Swaminathan's research is on applications such as wireless communications, both 5G and beyond; high-performance computing for artificial intelligence; and electronics that must operate in harsh environments such as in an automobile or outer space. In assessing Penn State’s capabilities with semiconductors, he looks at how the University fits into the semiconductor “ecosystem.”

“There are several layers associated with semiconductors,” Swaminathan said. “One of them is the area of the device. And then these devices must come together in the form of circuits. And those circuits then are integrated within a chip and the chip needs to be packaged and ultimately the chips are connected to each other to form a system. So that is the ecosystem that one needs and if you look at Penn State, there are several elements of this already there.”

Swaminathan will join the work already being done with packaging at Penn State and help to plan the next steps for packaging research, such as exploring new forms of packaging through work with the Materials Research Institute. This includes quantum computing packaging, which uses glass materials, for example. Such work will require an interdisciplinary effort.
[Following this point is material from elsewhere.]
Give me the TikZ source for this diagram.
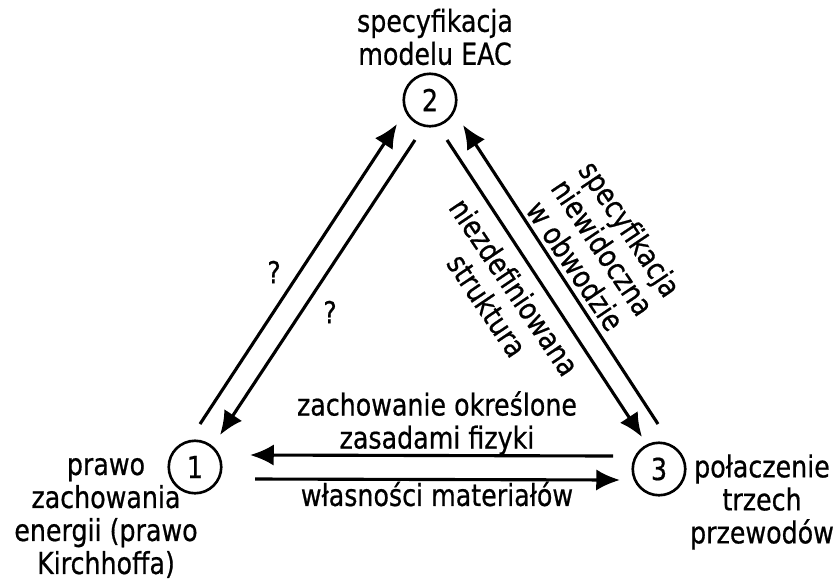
\documentclass[tikz,border=0pt]{standalone}
\usepackage{fontspec}
\setmainfont{DejaVu Sans Condensed}[FakeStretch=0.93,FakeBold=0.6]
\usetikzlibrary{arrows.meta}

\begin{document}
\begin{tikzpicture}[x=0.4pt,y=-0.4pt,
		every node/.style={font=\fontsize{12.1}{13.2}\selectfont},
		vertex/.style={draw,circle,line width=1.05pt,minimum size=21pt,inner sep=0pt},
		arr/.style={-{Latex[length=9.5pt,width=8.5pt]},line width=1.25pt},
		lbl/.style={align=center}]
		\useasboundingbox (0,0) rectangle (838,581);
		% the three stages
		\node[vertex] (n1) at (195,467) {1};
		\node[vertex] (n2) at (430,100) {2};
		\node[vertex] (n3) at (659,469) {3};
		% arrows between them
		\draw[arr] ([shift={(5,-43)}]n1.center) -- ([shift={(-33,24)}]n2.center);
		\draw[arr] ([shift={(-15,40)}]n2.center) -- ([shift={(25,-32)}]n1.center);
		\draw[arr] ([shift={(17,40)}]n2.center) -- ([shift={(-17,-32)}]n3.center);
		\draw[arr] ([shift={(-1,-45)}]n3.center) -- ([shift={(33,25)}]n2.center);
		\draw[arr] ([shift={(-46,-13)}]n3.center) -- ([shift={(55,-12)}]n1.center);
		\draw[arr] ([shift={(60,12)}]n1.center) -- ([shift={(-39,11)}]n3.center);
		% labels
		\node[lbl] (t2) at (435,37) {specyfikacja\\modelu EAC};
		\node[lbl] (t1) at (106,518) {prawo\\zachowania\\energii (prawo\\Kirchhoffa)};
		\node[lbl] (t3) at (762,502) {połaczenie\\trzech\\przewodów};
		\node[lbl] (t31) at (437,423) {zachowanie określone\\zasadami fizyki};
		\node[lbl] (t13) at (437,494) {własności materiałów};
		\node[lbl] (q12) at (274,272) {?};
		\node[lbl] (q21) at (330,312) {?};
		\node[lbl,rotate=-56] (t23) at (501,296) {niezdefiniowana\\struktura};
		\node[lbl,rotate=-56] (t32) at (603,247) {specyfikacja\\niewidoczna\\w obwodzie};
	\end{tikzpicture}
\end{document}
"As the department head, I hope to expand quite a bit so that several faculty members both within electrical engineering, as well as other departments, get involved in packaging research,” Swaminathan said. “Semiconductor packaging is highly multidisciplinary, where for example we have faculty working from mechanical engineering, looking into stress-related issues centered around reliability. Then you have people from material science and engineering looking into areas related to 2D materials, thermal interface materials, and things of that nature. And then you have electrical engineers designing the system package as well as developing fabrication processes working with other disciplines.”

To achieve this, part of Swaminathan’s plan is to develop a packaging research center at Penn State, like the one he directed at Georgia Tech.

“The hope is that we are able to create a center at Penn State that is able to come up with capabilities that are complementary to other capabilities that are available within the United States and other universities,” Swaminathan said. “We can then take the leadership role when it comes to developing advanced semiconductor packaging that is necessary in the future.”

Swaminathan also envisions Penn State playing a role in semiconductor job development. He notes that while people think of technology jobs in the context of someone graduating from the Northeast and moving to the Silicon Valley, technology jobs can be a boon for Pennsylvania and the surrounding region. He points to Intel setting up a plant in Ohio.

“It's really people from places like Ohio, Indiana, Pennsylvania, and others who will be a significant part of the semiconductor workforce and ecosystem,” Swaminathan said. “There are people who want to stay near their families for work. It is very, very important to them. So, my belief is that soon, the Mid-Atlantic, the Midwest, these areas are going to grow quite a bit as far as semiconductor-related jobs, which is exceptionally good for these local economies.